Mester's boss, Federal Reserve Chairman Jerome Powell, is due to speak at 11 AM ET.

Boeing (NYSE:BA) stock fell 2.6% amid fears that it may suffer Chinese retaliation to whatever Trump announces later, by being placed on China's "unreliable entity" list.

Closer to home, Twitter (NYSE:TWTR) stock fell another 3.9% after Trump signed an executive order late on Thursday that aspires to give regulators greater authority over what social media platforms block or flag. Trump has used Twitter copiously this week to express his anger at what he sees as bias after it marked some of his tweets as unreliable. The company doubled down late on Thursday by restricting another tweet of Trump's "glorifying violence."

Facebook (NASDAQ:FB) stock fell by 0.1%. The company has repeated its mantra that it doesn't want to be the arbiter of free speech on its platform.

Other major movers included Salesforce.com (NYSE:CRM) stock, which fell 5.0% after the software company cut its full-year earnings per share forecast by some 7%. The fact that it still has guidance at all is, however, perhaps hints at an improvement in visibility since the peak of the first-quarter earnings season in April. Cosmetics maker Ulta Beauty (NASDAQ:ULTA) saw its stock fall 4.3% after a disappointing quarterly report, although analysts at Wells Fargo (NYSE:WFC) actually raised their price target afterwards, citing the group's progress in pivoting to online distribution.
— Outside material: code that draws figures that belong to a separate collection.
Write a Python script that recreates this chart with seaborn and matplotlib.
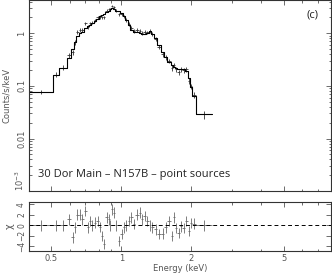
import matplotlib
matplotlib.use("Agg")
import matplotlib.pyplot as plt
import numpy as np
import pandas as pd
import seaborn as sns
from matplotlib.ticker import FixedLocator, FuncFormatter, LogLocator, NullFormatter

# spectral bins (keV)
edges = [0.40, 0.51, 0.54, 0.585, 0.61, 0.625, 0.64, 0.655, 0.67, 0.69,
         0.71, 0.725, 0.74, 0.76, 0.78, 0.80, 0.82, 0.835, 0.855, 0.875,
         0.89, 0.905, 0.925, 0.94, 0.965, 0.99, 1.015, 1.04, 1.065, 1.09,
         1.12, 1.15, 1.19, 1.22, 1.245, 1.275, 1.315, 1.345, 1.38, 1.43,
         1.48, 1.53, 1.58, 1.63, 1.67, 1.70, 1.74, 1.79, 1.83, 1.88,
         1.93, 1.97, 2.01, 2.09, 2.45]

model = [0.077, 0.163, 0.222, 0.345, 0.50, 0.68, 0.90, 1.00, 1.08, 1.25,
         1.36, 1.45, 1.60, 1.72, 1.90, 2.10, 2.25, 2.35, 2.50, 2.70,
         2.90, 3.00, 2.85, 2.70, 2.60, 2.45, 2.15, 1.80, 1.45, 1.18,
         1.08, 1.05, 1.00, 0.96, 0.98, 1.02, 1.10, 0.98, 0.80, 0.60,
         0.44, 0.36, 0.29, 0.25, 0.225, 0.215, 0.21, 0.21, 0.21, 0.195,
         0.14, 0.095, 0.065, 0.029]

counts = [0.077, 0.163, 0.222, 0.38, 0.44, 0.67, 1.05, 1.18, 1.18, 1.55,
          1.33, 1.55, 1.60, 1.78, 2.00, 2.05, 2.00, 2.00, 2.70, 2.85,
          2.90, 3.30, 3.10, 2.70, 2.30, 2.30, 2.10, 1.80, 1.52, 1.26,
          1.10, 1.15, 1.12, 1.02, 1.06, 1.05, 1.10, 0.96, 0.77, 0.55,
          0.40, 0.35, 0.30, 0.22, 0.25, 0.21, 0.18, 0.21, 0.20, 0.21,
          0.125, 0.098, 0.067, 0.029]

counts_err = [0.008, 0.018, 0.025, 0.04, 0.05, 0.07, 0.10, 0.10, 0.10, 0.12,
              0.12, 0.12, 0.12, 0.13, 0.14, 0.15, 0.15, 0.15, 0.18, 0.18,
              0.18, 0.20, 0.20, 0.18, 0.18, 0.16, 0.15, 0.14, 0.12, 0.10,
              0.09, 0.09, 0.09, 0.08, 0.08, 0.08, 0.09, 0.08, 0.07, 0.05,
              0.04, 0.035, 0.03, 0.025, 0.025, 0.022, 0.022, 0.022, 0.022, 0.022,
              0.015, 0.012, 0.009, 0.005]

resid = [0.0, 0.0, 0.0, 1.1, -2.3, -0.4, 2.0, 2.0, 1.1, 2.7,
         -0.4, 0.8, 0.0, 0.5, 0.8, -0.3, -2.0, -3.6, 1.5, 1.1,
         0.0, 3.0, 2.4, 0.0, -3.0, -1.7, -0.4, 0.0, 0.8, 1.5,
         0.2, 2.0, 2.4, 1.1, 1.8, 0.8, 0.0, -0.4, -0.8, -1.7,
         -1.6, -0.4, 0.8, -2.0, 1.5, -0.5, -1.5, -0.2, -0.5, 0.8,
         -1.1, 0.4, 0.3, 0.0]

x_major = [0.5, 1, 2, 5]
x_minor = [0.4, 0.6, 0.7, 0.8, 0.9, 3, 4, 6, 7, 8]

sns.set_theme(style="ticks")
plt.rcParams["font.family"] = ["DejaVu Sans"]

lo = np.array(edges[:-1])
hi = np.array(edges[1:])
centre = np.sqrt(lo * hi)
xerr = [centre - lo, hi - centre]
steps = pd.DataFrame({"energy": edges, "model": model + [model[-1]]})

fig = plt.figure(figsize=(3.32, 2.75), dpi=100)
ax_top = fig.add_axes([0.087, 0.305, 0.91, 0.695])
ax_res = fig.add_axes([0.087, 0.087, 0.91, 0.178], sharex=ax_top)

ax_top.errorbar(centre, counts, xerr=xerr, yerr=counts_err, fmt="none",
                ecolor="#333333", elinewidth=0.6)
sns.lineplot(data=steps, x="energy", y="model", ax=ax_top, color="black",
             lw=0.8, drawstyle="steps-post", estimator=None, sort=False)

ax_res.errorbar(centre, resid, xerr=xerr, yerr=1, fmt="none",
                ecolor="#6a6a6a", elinewidth=0.6)
ax_res.axhline(0, color="black", ls=(0, (4, 3)), lw=0.7)

ax_top.set_xscale("log")
ax_top.set_yscale("log")
ax_top.set_xlim(0.4, 8.0)
ax_top.set_ylim(1e-3, 4.3)
ax_res.set_ylim(-4.9, 4.4)

ax_top.yaxis.set_major_locator(FixedLocator([1e-3, 1e-2, 0.1, 1]))
ax_top.yaxis.set_minor_locator(LogLocator(base=10, subs=np.arange(2, 10)))
ax_top.yaxis.set_minor_formatter(NullFormatter())
ax_top.yaxis.set_major_formatter(FuncFormatter(
    lambda v, _: r"$10^{-3}$" if v < 0.005 else f"{v:g}"))
ax_res.set_yticks([-4, -2, 0, 2, 4])

for ax in (ax_top, ax_res):
    ax.xaxis.set_major_locator(FixedLocator(x_major))
    ax.xaxis.set_minor_locator(FixedLocator(x_minor))
    ax.xaxis.set_minor_formatter(NullFormatter())
    ax.tick_params(which="both", direction="in", top=True, right=True,
                   colors="#555555", labelsize=6, width=0.6, pad=2)
    ax.tick_params(which="major", length=3.5)
    ax.tick_params(which="minor", length=1.8)
    for sp in ax.spines.values():
        sp.set_color("#333333")
        sp.set_linewidth(0.8)
    ax.set_xlabel("")
    ax.set_ylabel("")

ax_top.tick_params(axis="x", labelbottom=False)
ax_res.xaxis.set_major_formatter(FuncFormatter(lambda v, _: f"{v:g}"))
ax_res.yaxis.set_major_formatter(FuncFormatter(lambda v, _: f"{v:g}".replace("-", "−")))
plt.setp(ax_top.get_yticklabels(), rotation=90, va="center")
plt.setp(ax_res.get_yticklabels(), rotation=90, va="center", fontsize=5.5)

fig.canvas.draw()
ytl = ax_top.get_yticklabels()
ytl[0].set_va("bottom")

ax_top.set_ylabel("Counts/s/keV", fontsize=6, color="#555555", labelpad=2)
ax_res.set_ylabel("χ", fontsize=7, color="#555555", labelpad=2)
ax_res.set_xlabel("Energy (keV)", fontsize=6, color="#555555", labelpad=1)

ax_top.text(0.03, 0.085, "30 Dor Main – N157B – point sources",
            transform=ax_top.transAxes, fontsize=8, family="Open Sans",
            va="center", ha="left", color="#222222")
ax_top.text(0.94, 0.92, "(c)", transform=ax_top.transAxes, fontsize=8,
            family="Open Sans", va="center", ha="center", color="#222222")

fig.savefig("out.png", dpi=100)
plt.close(fig)
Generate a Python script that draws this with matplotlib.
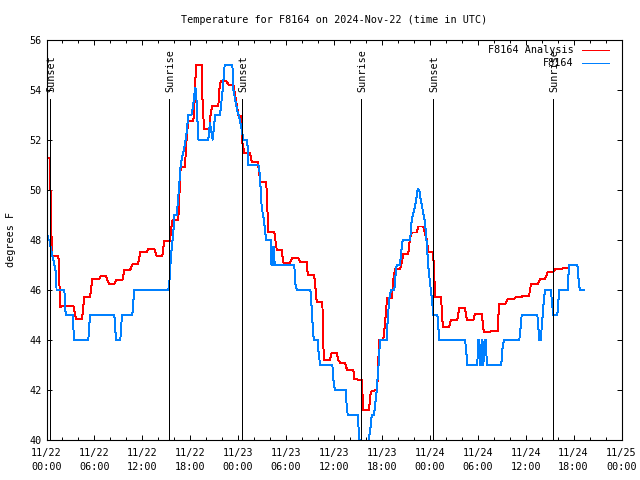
import matplotlib
matplotlib.use("Agg")
import matplotlib.pyplot as plt
import numpy as np

plt.rcParams['font.family'] = ['DejaVu Sans Mono']
FS = 7.3
LW = 0.7

# hours since 2024-11-22 00:00 UTC
analysis_h = [0.03, 0.40, 0.48, 0.60, 0.73, 1.48, 1.57, 1.69, 3.36, 3.69, 4.45, 4.73, 5.45, 5.74,
              6.61, 6.79, 7.45, 7.79, 8.49, 8.70, 9.49, 9.74, 10.46, 10.79, 11.46, 11.75, 12.58,
              12.71, 13.50, 13.80, 14.50, 14.75, 15.47, 15.59, 15.80, 16.50, 16.63, 16.72, 16.80,
              17.34, 17.47, 17.63, 17.76, 18.38, 18.51, 18.72, 19.43, 19.51, 19.72, 20.39, 20.56,
              20.76, 21.51, 21.64, 21.81, 22.56, 22.76, 23.39, 23.60, 23.82, 24.02, 24.32, 24.44,
              24.52, 24.77, 25.48, 25.61, 25.70, 26.45, 26.61, 26.77, 27.49, 27.61, 27.70, 27.77,
              28.53, 28.65, 28.83, 29.45, 29.65, 30.49, 30.78, 31.53, 31.74, 32.58, 32.71, 33.50,
              33.62, 33.83, 34.54, 34.66, 34.79, 35.50, 35.71, 36.34, 36.54, 36.75, 37.38, 37.63,
              38.42, 38.54, 39.47, 39.54, 39.67, 40.38, 40.60, 41.35, 41.47, 41.64, 42.17, 42.39,
              42.64, 43.23, 43.43, 43.64, 44.27, 44.55, 44.68, 45.30, 45.52, 45.73, 46.36, 46.56,
              47.18, 47.61, 47.81, 48.36, 48.52, 48.65, 49.40, 49.56, 49.69, 50.40, 50.65, 51.44,
              51.69, 52.40, 52.65, 53.44, 53.66, 54.50, 54.75, 55.54, 55.66, 56.50, 56.66, 57.41,
              57.75, 58.58, 58.75, 59.51, 59.63, 60.42, 60.67, 61.51, 61.80, 62.42, 62.76, 63.46,
              63.67, 64.51, 64.71, 65.43]
analysis_t = [51.27, 51.27, 50.27, 48.33, 47.36, 47.36, 46.83, 45.33, 45.36, 44.83, 44.83, 45.73,
              45.73, 46.43, 46.43, 46.55, 46.55, 46.25, 46.25, 46.39, 46.39, 46.79, 46.79, 47.04,
              47.04, 47.50, 47.50, 47.63, 47.63, 47.36, 47.36, 47.96, 47.96, 48.40, 48.80, 48.80,
              49.73, 50.40, 50.90, 50.90, 51.73, 52.40, 52.73, 52.73, 53.33, 55.00, 55.00, 53.73,
              52.43, 52.43, 53.07, 53.33, 53.33, 54.00, 54.33, 54.33, 54.20, 54.20, 53.80, 53.40,
              52.96, 52.96, 52.53, 51.87, 51.47, 51.47, 51.27, 51.10, 51.10, 50.73, 50.31, 50.31,
              49.80, 48.80, 48.31, 48.31, 48.00, 47.60, 47.60, 47.09, 47.09, 47.27, 47.27, 47.13,
              47.13, 46.60, 46.60, 46.27, 45.53, 45.53, 43.73, 43.20, 43.20, 43.47, 43.47, 43.20,
              43.09, 43.09, 42.80, 42.80, 42.43, 42.40, 42.00, 41.20, 41.20, 41.93, 42.00, 42.43,
              44.00, 44.00, 44.67, 45.67, 45.67, 46.40, 46.83, 46.83, 47.20, 47.44, 47.44, 48.07,
              48.29, 48.29, 48.53, 48.53, 48.00, 47.53, 47.53, 46.93, 45.73, 45.73, 44.80, 44.51,
              44.51, 44.80, 44.80, 45.27, 45.27, 44.80, 44.80, 45.04, 45.04, 44.31, 44.31, 44.36,
              44.36, 45.43, 45.43, 45.63, 45.63, 45.71, 45.71, 45.76, 45.76, 46.24, 46.24, 46.43,
              46.43, 46.71, 46.71, 46.83, 46.83, 46.87, 46.87]

station_h = [0.03, 0.10, 0.16, 0.38, 0.48, 0.73, 0.98, 1.23, 1.25, 2.23, 2.40, 3.28, 3.44, 5.23,
             5.45, 8.49, 8.70, 9.24, 9.45, 10.74, 10.99, 15.25, 15.38, 15.59, 15.88, 16.00, 16.30,
             16.38, 16.59, 16.80, 17.05, 17.34, 17.56, 17.76, 18.18, 18.38, 18.60, 18.72, 19.01,
             20.26, 20.47, 20.81, 21.01, 21.14, 21.73, 22.06, 22.31, 23.27, 23.39, 23.85, 24.10,
             24.44, 24.64, 25.07, 25.19, 25.27, 26.52, 26.65, 26.77, 26.95, 27.15, 27.36, 27.49,
             28.11, 28.16, 28.28, 28.40, 28.50, 28.56, 31.03, 31.12, 31.33, 33.03, 33.12, 33.28,
             33.46, 33.96, 34.04, 34.25, 35.79, 35.96, 36.13, 37.47, 37.59, 37.72, 38.97, 39.13,
             39.38, 39.88, 40.38, 40.59, 40.72, 41.01, 41.13, 41.35, 41.58, 41.76, 42.60, 42.72,
             42.93, 43.14, 43.55, 43.68, 43.85, 44.27, 44.39, 44.60, 45.52, 45.60, 45.73, 45.93,
             46.14, 46.36, 46.48, 46.68, 46.77, 47.18, 47.40, 47.61, 47.81, 48.02, 48.23, 48.36,
             48.43, 48.94, 49.06, 49.19, 52.40, 52.53, 52.69, 53.94, 54.06, 54.20, 54.30, 54.45,
             54.55, 54.70, 54.85, 55.00, 55.15, 56.94, 57.10, 57.28, 59.20, 59.38, 59.50, 61.46,
             61.58, 61.71, 61.88, 62.01, 62.21, 62.42, 63.17, 63.29, 63.46, 63.96, 64.08, 64.21,
             65.26, 65.43, 66.47, 66.60, 66.77, 67.27]
station_t = [48.76, 48.30, 48.00, 48.00, 47.76, 47.36, 47.00, 46.60, 46.00, 46.00, 45.00, 45.00,
             44.00, 44.00, 45.00, 45.00, 44.00, 44.00, 45.00, 45.00, 46.00, 46.00, 46.30, 47.40,
             48.30, 49.00, 49.00, 49.27, 50.07, 51.00, 51.40, 51.80, 52.33, 53.00, 53.00, 53.40,
             54.05, 54.00, 52.00, 52.00, 52.67, 52.00, 52.67, 53.00, 53.00, 54.00, 55.00, 55.00,
             54.00, 53.20, 52.93, 52.40, 52.00, 52.00, 51.70, 51.00, 51.00, 50.80, 50.27, 49.27,
             48.93, 48.40, 48.00, 48.00, 47.00, 47.70, 47.00, 47.70, 47.00, 47.00, 46.27, 46.00,
             46.00, 45.73, 44.80, 44.00, 44.00, 43.60, 43.00, 43.00, 42.27, 42.00, 42.00, 41.33,
             41.00, 41.00, 40.20, 39.50, 39.30, 40.07, 40.53, 41.00, 41.00, 41.33, 42.00, 43.00,
             44.00, 44.00, 44.80, 45.67, 46.00, 46.00, 46.53, 47.00, 47.00, 47.47, 48.00, 48.00,
             48.27, 48.80, 49.07, 49.33, 49.73, 50.03, 50.00, 49.73, 49.07, 48.67, 47.87, 46.93,
             46.27, 45.73, 45.27, 45.00, 45.00, 44.53, 44.00, 44.00, 43.67, 43.00, 43.00, 44.00,
             44.00, 43.00, 43.00, 44.00, 43.00, 44.00, 44.00, 43.00, 43.00, 43.67, 44.00, 44.00,
             44.53, 45.00, 45.00, 44.50, 44.00, 44.00, 44.50, 45.33, 46.00, 46.00, 45.47, 45.00,
             45.00, 45.50, 46.00, 46.00, 47.00, 47.00, 46.50, 46.00, 46.00]

sun_h = [0.47, 15.37, 24.52, 39.42, 48.44, 63.46]
sun_name = ['Sunset', 'Sunrise', 'Sunset', 'Sunrise', 'Sunset', 'Sunrise']

tick_h = list(range(0, 73, 6))
tick_lab = ['11/22\n00:00', '11/22\n06:00', '11/22\n12:00', '11/22\n18:00',
            '11/23\n00:00', '11/23\n06:00', '11/23\n12:00', '11/23\n18:00',
            '11/24\n00:00', '11/24\n06:00', '11/24\n12:00', '11/24\n18:00',
            '11/25\n00:00']

fig = plt.figure(figsize=(6.4, 4.8), dpi=100)
ax = fig.add_axes([0.0727, 0.0833, 0.8984, 0.8344])

ax.plot(analysis_h, analysis_t, color='#ff0000', lw=LW, antialiased=False)
ax.plot(station_h, station_t, color='#0080ff', lw=LW, antialiased=False)

#sunrise / sunset markers
for h, name in zip(sun_h, sun_name):
    ax.plot([h, h], [40, 53.64], color='black', lw=LW, antialiased=False)
    ax.text(h + 0.12, 53.92, name, rotation=90, ha='center', va='bottom', fontsize=FS)

ax.set_xlim(0, 72)
ax.set_ylim(40, 56)
ax.set_xticks(tick_h)
ax.set_xticklabels(tick_lab, fontsize=FS, linespacing=1.5)
ax.set_xticks(np.arange(0, 73, 2), minor=True)
ax.set_yticks(np.arange(40, 57, 2))
ax.set_yticklabels([str(v) for v in range(40, 57, 2)], fontsize=FS)
ax.tick_params(axis='x', pad=6)
ax.tick_params(direction='in', length=3.8, width=0.7, top=True, right=True)
ax.tick_params(which='minor', direction='in', length=2, width=0.7, top=True)
for s in ax.spines.values():
    s.set_linewidth(0.8)

ax.set_ylabel('degrees F', fontsize=FS, labelpad=10)
ax.set_title('Temperature for F8164 on 2024-Nov-22 (time in UTC)', fontsize=FS, pad=12)

#legend drawn by hand so the text is right aligned
ax.text(0.917, 0.975, 'F8164 Analysis', transform=ax.transAxes, ha='right', va='center', fontsize=FS)
ax.text(0.917, 0.9425, 'F8164', transform=ax.transAxes, ha='right', va='center', fontsize=FS)
ax.plot([0.931, 0.978], [0.975, 0.975], transform=ax.transAxes, color='#ff0000', lw=LW, antialiased=False)
ax.plot([0.931, 0.978], [0.9425, 0.9425], transform=ax.transAxes, color='#0080ff', lw=LW, antialiased=False)

fig.savefig('out.png', dpi=100)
In other markets, U.S. Crude Oil Futures fell 1.7% to $33.14 a barrel, likewise succumbing to profit-taking after a rally that priced in a speedy rebalancing of the global market. Such hopes seemed a little ambitious in the wake of data on Thursday showing a big rise in U.S. stockpiles, driven not least by a surge in imports.

Gold Futures, meanwhile, corrected upwards by 1.0% to $1,730 a troy ounce.